Thursday, November 15, 2007

Travel restrictions for people with HIV/AIDS


Globalisation has made the world a much smaller place with ease of transport and greater accessibility in literal and figurative terms. People travel a lot more than what they used to earlier. Despite condemnation at the global level regarding travel and entry restriction for people infected with HIV there are some countries that place such entry restrictions, with a few even banning visits just for short trips like tourism or business travel. Such restrictions have been condemned by organisations such as UNAIDS, who point out that they serve no useful purpose at all but are highly discriminatory.
Since the late 1980s the United States has effectively banned routine entry for people with HIV. If you’re HIV-positive and want to visit the US you have to go through a very complex procedure and obtain a special visa which can take months to obtain. People with HIV who have travelled to the US without this visa have sometimes been stopped by immigration or customs officials, detained, and deported. On World AIDS Day last year, the US president, George Bush, announced that he’d issued instructions to allow “a more streamlined process” for the issuing of entry visas for people with HIV.
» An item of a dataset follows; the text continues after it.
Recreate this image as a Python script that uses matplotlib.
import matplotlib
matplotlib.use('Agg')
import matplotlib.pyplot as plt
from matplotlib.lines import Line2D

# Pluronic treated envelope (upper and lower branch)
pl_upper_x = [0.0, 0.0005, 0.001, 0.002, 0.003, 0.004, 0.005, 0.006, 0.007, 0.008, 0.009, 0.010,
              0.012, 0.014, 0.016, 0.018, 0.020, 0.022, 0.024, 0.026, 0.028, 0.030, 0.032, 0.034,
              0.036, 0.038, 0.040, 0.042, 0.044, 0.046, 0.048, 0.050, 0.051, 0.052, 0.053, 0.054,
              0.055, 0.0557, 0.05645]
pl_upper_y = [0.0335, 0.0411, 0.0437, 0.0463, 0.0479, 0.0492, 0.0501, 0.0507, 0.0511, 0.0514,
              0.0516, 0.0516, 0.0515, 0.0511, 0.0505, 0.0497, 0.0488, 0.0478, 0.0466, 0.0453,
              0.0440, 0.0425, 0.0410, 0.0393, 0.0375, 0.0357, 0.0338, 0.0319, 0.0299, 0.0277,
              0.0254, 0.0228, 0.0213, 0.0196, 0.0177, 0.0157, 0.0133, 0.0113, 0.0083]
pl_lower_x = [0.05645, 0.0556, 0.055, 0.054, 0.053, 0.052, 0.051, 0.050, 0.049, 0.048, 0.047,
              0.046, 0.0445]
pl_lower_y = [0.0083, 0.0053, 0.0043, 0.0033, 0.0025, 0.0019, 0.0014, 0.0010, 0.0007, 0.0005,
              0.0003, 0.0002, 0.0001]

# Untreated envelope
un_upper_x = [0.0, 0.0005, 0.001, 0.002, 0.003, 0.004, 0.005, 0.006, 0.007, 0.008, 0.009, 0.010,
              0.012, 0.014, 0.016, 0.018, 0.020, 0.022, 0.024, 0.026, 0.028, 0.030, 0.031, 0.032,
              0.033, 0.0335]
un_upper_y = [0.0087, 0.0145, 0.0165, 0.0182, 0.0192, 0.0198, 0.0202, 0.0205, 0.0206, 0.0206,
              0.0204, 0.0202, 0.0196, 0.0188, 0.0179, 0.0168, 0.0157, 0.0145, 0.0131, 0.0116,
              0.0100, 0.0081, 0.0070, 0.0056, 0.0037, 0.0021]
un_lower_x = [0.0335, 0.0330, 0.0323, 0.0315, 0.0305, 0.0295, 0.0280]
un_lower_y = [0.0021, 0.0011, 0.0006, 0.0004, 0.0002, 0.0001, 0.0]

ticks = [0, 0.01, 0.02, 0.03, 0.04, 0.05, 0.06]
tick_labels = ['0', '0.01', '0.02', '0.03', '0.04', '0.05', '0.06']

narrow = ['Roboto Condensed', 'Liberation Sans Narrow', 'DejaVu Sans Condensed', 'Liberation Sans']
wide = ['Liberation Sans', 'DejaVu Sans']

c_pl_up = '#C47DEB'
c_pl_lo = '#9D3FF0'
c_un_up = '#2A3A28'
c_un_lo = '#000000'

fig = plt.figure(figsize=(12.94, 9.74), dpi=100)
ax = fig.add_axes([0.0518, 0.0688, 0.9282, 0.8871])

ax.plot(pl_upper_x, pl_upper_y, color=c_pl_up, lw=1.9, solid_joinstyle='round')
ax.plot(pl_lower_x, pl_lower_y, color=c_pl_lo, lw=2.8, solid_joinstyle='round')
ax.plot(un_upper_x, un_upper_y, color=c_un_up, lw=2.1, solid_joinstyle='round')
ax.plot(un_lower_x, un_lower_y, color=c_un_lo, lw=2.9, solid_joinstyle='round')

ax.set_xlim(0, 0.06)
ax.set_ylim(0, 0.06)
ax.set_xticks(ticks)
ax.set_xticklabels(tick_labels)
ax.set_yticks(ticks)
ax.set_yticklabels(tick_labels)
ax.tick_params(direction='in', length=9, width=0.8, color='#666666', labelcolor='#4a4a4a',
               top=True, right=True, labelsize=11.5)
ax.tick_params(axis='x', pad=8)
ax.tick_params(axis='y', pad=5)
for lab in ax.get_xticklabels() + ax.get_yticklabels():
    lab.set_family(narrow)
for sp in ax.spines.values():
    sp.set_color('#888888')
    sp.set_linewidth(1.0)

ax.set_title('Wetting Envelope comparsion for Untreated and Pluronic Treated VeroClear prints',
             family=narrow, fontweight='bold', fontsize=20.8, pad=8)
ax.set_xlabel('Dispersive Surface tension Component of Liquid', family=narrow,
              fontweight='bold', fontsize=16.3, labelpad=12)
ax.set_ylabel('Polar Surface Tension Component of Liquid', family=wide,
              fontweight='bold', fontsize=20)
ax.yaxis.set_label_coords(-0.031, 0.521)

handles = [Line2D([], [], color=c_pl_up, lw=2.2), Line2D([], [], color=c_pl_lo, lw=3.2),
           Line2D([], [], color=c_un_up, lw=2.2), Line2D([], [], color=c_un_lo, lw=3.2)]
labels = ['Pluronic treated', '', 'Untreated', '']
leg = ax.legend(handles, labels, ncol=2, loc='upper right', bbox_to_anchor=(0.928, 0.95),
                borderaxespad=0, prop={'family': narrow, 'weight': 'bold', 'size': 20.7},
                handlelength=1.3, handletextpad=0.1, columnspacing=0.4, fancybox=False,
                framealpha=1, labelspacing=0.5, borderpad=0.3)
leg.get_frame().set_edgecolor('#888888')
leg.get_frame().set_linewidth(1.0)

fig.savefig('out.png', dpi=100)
But new draft guidelines issued by the US government suggest that people with HIV will still have to obtain special permission to enter the country and will only be allowed to visit the US twice in any twelve-month period for visits of less than 30 days.
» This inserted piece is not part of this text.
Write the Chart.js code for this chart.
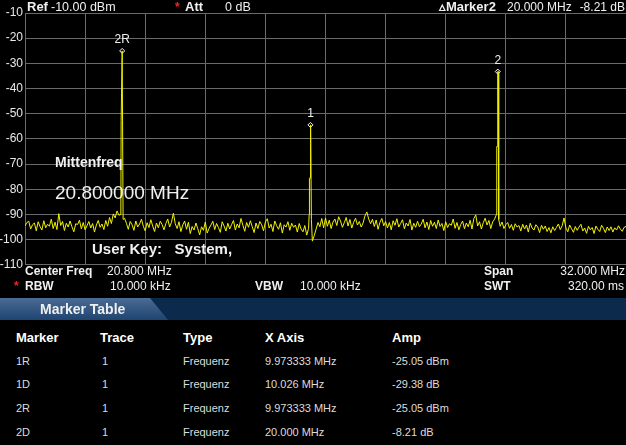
<!DOCTYPE html>
<html>
<head>
<meta charset="utf-8">
<script src="https://cdn.jsdelivr.net/npm/chart.js@4.4.0/dist/chart.umd.min.js"></script>
<style>
  body { margin:0; background:#000; width:626px; height:445px; overflow:hidden; position:relative;
         font-family:"Liberation Sans", Arial, sans-serif; color:#fff; }
  #wrap { position:absolute; left:0; top:0; width:631px; height:274px; }
  .t { position:absolute; white-space:nowrap; font-size:12px; line-height:14px; color:#f0f0f0; }
  .b { font-weight:bold; }
  .red { color:#ff2020; font-weight:bold; }
  #tabbar { position:absolute; left:0; top:298px; width:626px; height:22px; background:#0c2a4c; }
  #tab { position:absolute; left:0; top:298px; width:168px; height:22px;
         background:linear-gradient(#4a6c94, #1e4470); clip-path:polygon(0 0, 150px 0, 168px 22px, 0 22px); }
  .th { position:absolute; font-weight:bold; font-size:13px; color:#fff; }
  .td { position:absolute; font-size:11px; color:#dcdcdc; }
</style>
</head>
<body>
<div id="wrap"><canvas id="myChart"></canvas></div>

<!-- header line -->
<div class="t b" style="left:27px;top:0px;font-size:13px">Ref</div>
<div class="t" style="left:51px;top:0px;font-size:12.5px">-10.00 dBm</div>
<div class="t red" style="left:175px;top:0px">*</div>
<div class="t b" style="left:185px;top:0px;font-size:13px">Att</div>
<div class="t" style="left:225px;top:0px;font-size:12.5px">0 dB</div>
<div class="t b" style="left:439px;top:0px;font-size:13px">&#9653;Marker2</div>
<div class="t" style="left:507px;top:0px;font-size:12px">20.000 MHz</div>
<div class="t" style="right:1px;top:0px;font-size:12px">-8.21 dB</div>

<!-- overlay texts inside plot -->
<div class="t b" style="left:55px;top:155px;font-size:14px">Mittenfreq</div>
<div class="t" style="left:55px;top:182px;font-size:19px;line-height:22px">20.800000 MHz</div>
<div class="t b" style="left:92px;top:240px;font-size:15px;line-height:17px">User Key:&nbsp;&nbsp; System,</div>

<!-- settings lines -->
<div class="t b" style="left:25px;top:264px;font-size:12px">Center Freq</div>
<div class="t" style="left:107px;top:264px;font-size:12px">20.800 MHz</div>
<div class="t b" style="left:484px;top:264px;font-size:12px">Span</div>
<div class="t" style="right:1px;top:264px;font-size:12px">32.000 MHz</div>
<div class="t red" style="left:14px;top:279px">*</div>
<div class="t b" style="left:25px;top:279px;font-size:12px">RBW</div>
<div class="t" style="left:110px;top:279px;font-size:12px">10.000 kHz</div>
<div class="t b" style="left:255px;top:279px;font-size:12px">VBW</div>
<div class="t" style="left:300px;top:279px;font-size:12px">10.000 kHz</div>
<div class="t b" style="left:484px;top:279px;font-size:12px">SWT</div>
<div class="t" style="right:2px;top:279px;font-size:12px">320.00 ms</div>

<div id="tabbar"></div>
<div id="tab"></div>
<div class="t b" style="left:40px;top:301px;font-size:14px;line-height:16px">Marker Table</div>
<div id="table"></div>

<script>
// trace: 321 points from 4.8 MHz to 36.8 MHz (0.1 MHz step)
const startFreq = 4.8;
const stepFreq = 0.1;
const noiseLevels = [
  -94.6,-93.2,-92.7,-95.8,-94.1,-93.4,-96.5,-92.9,-94.8,-96.2,-92.5,-95.3,-93.9,-94.7,-91.9,-95.6,-93.1,-96.0,-89.7,-94.4,
  -92.8,-96.4,-93.5,-95.0,-92.6,-94.9,-96.9,-93.7,-94.0,-92.3,-95.7,-93.2,-96.1,-94.5,-92.8,-95.4,-93.6,-97.0,-94.2,-92.4,
  -95.1,-93.8,-96.0,-92.4,-94.7,-91.2,-93.6,-89.8,-91.4,-88.6,-90.3,-87.2,-88.0,-91.5,-93.5,-95.9,-92.8,-94.1,-96.3,-92.6,
  -95.0,-93.8,-91.9,-94.7,-96.5,-93.3,-95.2,-92.1,-94.6,-96.8,-93.4,-95.3,-92.7,-94.0,-96.1,-93.6,-91.8,-95.0,-93.1,-89.5,
  -93.7,-95.6,-92.9,-96.8,-94.2,-92.6,-95.9,-93.1,-97.6,-94.8,-96.2,-93.4,-95.7,-98.1,-94.9,-96.3,-93.0,-97.4,-95.5,-94.2,
  -92.7,-96.0,-93.6,-95.2,-97.1,-92.9,-94.6,-96.6,-93.5,-95.8,-94.0,-92.4,-96.2,-93.8,-95.3,-91.6,-94.3,-96.7,-93.2,-95.1,
  -92.5,-94.9,-97.2,-93.4,-95.6,-92.8,-94.1,-96.5,-93.0,-91.7,-95.4,-93.9,-96.8,-92.6,-94.5,-95.9,-93.3,-97.4,-94.1,-95.0,
  -92.9,-96.3,-93.5,-95.1,-94.2,-97.0,-93.6,-95.8,-96.9,-94.4,-98.2,-95.5,-96.0,-100.6,-98.4,-95.8,-93.2,-94.9,-91.6,-95.3,
  -91.4,-94.7,-92.3,-95.6,-93.0,-91.8,-94.4,-90.9,-92.6,-95.1,-93.3,-91.2,-94.6,-92.0,-95.4,-93.1,-91.5,-94.2,-92.8,-95.0,
  -93.4,-90.6,-89.0,-91.8,-93.7,-91.9,-94.8,-92.2,-95.9,-93.1,-91.6,-94.5,-92.8,-95.4,-93.2,-96.1,-92.5,-94.3,-91.7,-95.0,
  -93.6,-92.1,-95.7,-93.4,-94.6,-92.0,-96.2,-93.5,-95.1,-92.7,-94.9,-93.8,-91.9,-95.3,-93.0,-96.0,-92.4,-94.7,-93.1,-95.6,
  -92.2,-94.8,-93.6,-96.4,-92.9,-95.2,-93.7,-94.3,-91.8,-95.5,-93.2,-96.1,-94.0,-92.6,-95.7,-93.4,-94.9,-92.3,-95.8,-91.6,
  -90.2,-94.6,-92.9,-95.8,-93.3,-91.5,-94.2,-92.4,-95.6,-93.0,-91.9,-94.0,-92.0,-94.7,-93.0,-95.6,-94.1,-93.2,-95.5,-94.0,
  -96.3,-93.7,-95.0,-94.4,-96.6,-93.9,-95.8,-94.2,-97.0,-93.5,-95.4,-96.2,-94.1,-95.0,-97.2,-94.3,-95.9,-94.6,-96.8,-95.2,
  -97.3,-94.9,-96.4,-95.1,-93.8,-96.0,-94.5,-91.4,-95.3,-96.9,-94.2,-95.7,-97.1,-94.8,-96.3,-95.0,-93.9,-96.6,-95.4,-97.5,
  -94.7,-96.1,-95.2,-97.6,-94.6,-95.9,-96.8,-94.3,-95.5,-97.2,-95.0,-96.4,-94.9,-97.0,-95.3,-96.2,-94.5,-95.8,-96.7,-95.1,
  -94.8
];

// signals (MHz, dBm)
const peakFreqs = [9.973333, 19.999333, 29.973333];
const peakLevels = [-25.05, -54.43, -33.26];
const shoulderLevels = [-52.8, -75.6, -63.0];

// markers
const markerNames = ['2R', '1', '2'];
const markerFreqs = [9.973333, 19.999333, 29.973333];
const markerLevels = [-25.05, -54.43, -33.26];

const yTicks = [-10, -20, -30, -40, -50, -60, -70, -80, -90, -100, -110];

// marker table
const tableHead = ['Marker', 'Trace', 'Type', 'X Axis', 'Amp'];
const tableRows = [
  ['1R', '1', 'Frequenz', '9.973333 MHz', '-25.05 dBm'],
  ['1D', '1', 'Frequenz', '10.026 MHz', '-29.38 dB'],
  ['2R', '1', 'Frequenz', '9.973333 MHz', '-25.05 dBm'],
  ['2D', '1', 'Frequenz', '20.000 MHz', '-8.21 dB']
];

// build trace points
let trace = [];
for (let i = 0; i < noiseLevels.length; i++) {
  let f = startFreq + i * stepFreq;
  let near = peakFreqs.some(p => Math.abs(p - f) < 0.09);
  if (!near) trace.push({x: f, y: noiseLevels[i]});
}
for (let k = 0; k < peakFreqs.length; k++) {
  let f = peakFreqs[k];
  trace.push({x: f - 0.07, y: -90});
  trace.push({x: f - 0.055, y: shoulderLevels[k]});
  trace.push({x: f - 0.02, y: shoulderLevels[k]});
  trace.push({x: f, y: peakLevels[k]});
  trace.push({x: f + 0.015, y: peakLevels[k]});
  trace.push({x: f + 0.05, y: -92});
}
trace.sort((a, b) => a.x - b.x);

let markers = [];
for (let k = 0; k < markerNames.length; k++) {
  markers.push({x: markerFreqs[k], y: markerLevels[k]});
}

const markerLabels = {
  id: 'markerLabels',
  afterDatasetsDraw(chart) {
    const meta = chart.getDatasetMeta(1);
    const c = chart.ctx;
    c.save();
    c.fillStyle = '#f0f0f0';
    c.font = '12px "Liberation Sans", Arial';
    c.textAlign = 'center';
    c.textBaseline = 'bottom';
    meta.data.forEach((pt, i) => {
      c.fillText(markerNames[i], pt.x, pt.y - 5);
    });
    c.restore();
  }
};

const ctx = document.getElementById('myChart');
new Chart(ctx, {
  type: 'line',
  data: {
    datasets: [{
      data: trace,
      borderColor: '#f2f200',
      borderWidth: 1,
      pointRadius: 0,
      tension: 0,
      fill: false
    }, {
      data: markers,
      showLine: false,
      pointStyle: 'rectRot',
      pointRadius: 2.5,
      borderColor: '#ffffff',
      borderWidth: 1,
      backgroundColor: '#000000'
    }]
  },
  options: {
    responsive: true,
    maintainAspectRatio: false,
    animation: false,
    layout: { padding: { top: 13, right: 1, bottom: 2, left: 0 } },
    plugins: { legend: { display: false }, tooltip: { enabled: false } },
    scales: {
      x: {
        type: 'linear',
        min: 4.8,
        max: 36.8,
        ticks: { display: false, stepSize: 3.2 },
        afterBuildTicks: (s) => { s.ticks = []; for (let i = 0; i <= 10; i++) s.ticks.push({value: 4.8 + i * 3.2}); },
        grid: { color: '#6a6a6a', drawTicks: false },
        border: { color: '#6a6a6a' }
      },
      y: {
        min: -110,
        max: -10,
        afterBuildTicks: (s) => { s.ticks = yTicks.map(v => ({value: v})); },
        afterFit: (s) => { s.width = 25; },
        ticks: { color: '#e8e8e8', font: { size: 12, family: 'Liberation Sans' }, padding: 2 },
        grid: { color: '#6a6a6a', drawTicks: false },
        border: { color: '#6a6a6a' }
      }
    }
  },
  plugins: [markerLabels]
});

// marker table
const colX = [16, 100, 183, 265, 392];
const rowY = [355, 378, 402, 426];
let html = '';
tableHead.forEach((h, j) => {
  html += '<div class="th" style="left:' + colX[j] + 'px;top:330px">' + h + '</div>';
});
tableRows.forEach((r, i) => {
  r.forEach((v, j) => {
    html += '<div class="td" style="left:' + (colX[j] + (j == 1 ? 2 : 0)) + 'px;top:' + rowY[i] + 'px">' + v + '</div>';
  });
});
document.getElementById('table').innerHTML = html;
</script>
</body>
</html>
The draft guidelines still require people with HIV to visit a US embassy or consulate before their planned visit and to declare that they have HIV. For a visa to be issued, it’s also necessary for a person with HIV to be in good health, have enough medication for their proposed visit, and to understand the “nature, severity and communicability of HIV.”
This immediately eliminates anyone wanting to visit another country for medical treatment purposes.
But more than anything what it does is the exact opposite of normalizing the disease. By placing specific restrictions only for HIV countries like the USA are perpetuating the fear, discrimination and ignorance that experts have been trying so hard to dispel since two decades.
The restrictions violate the basic human rights of HIV infected people failing to recognize that they are individuals with legitimate needs like other people. A simple wish that a person might have of seeing the world could become a battleground for medico-legal issues due to such travel restrictions.
Moreover such a hypocritical attitude by USA is detrimental to the fight against AIDS and totally against the democratic image that Uncle Sam tries to project.

If this virus does not see any national or regional boundaries, why should we?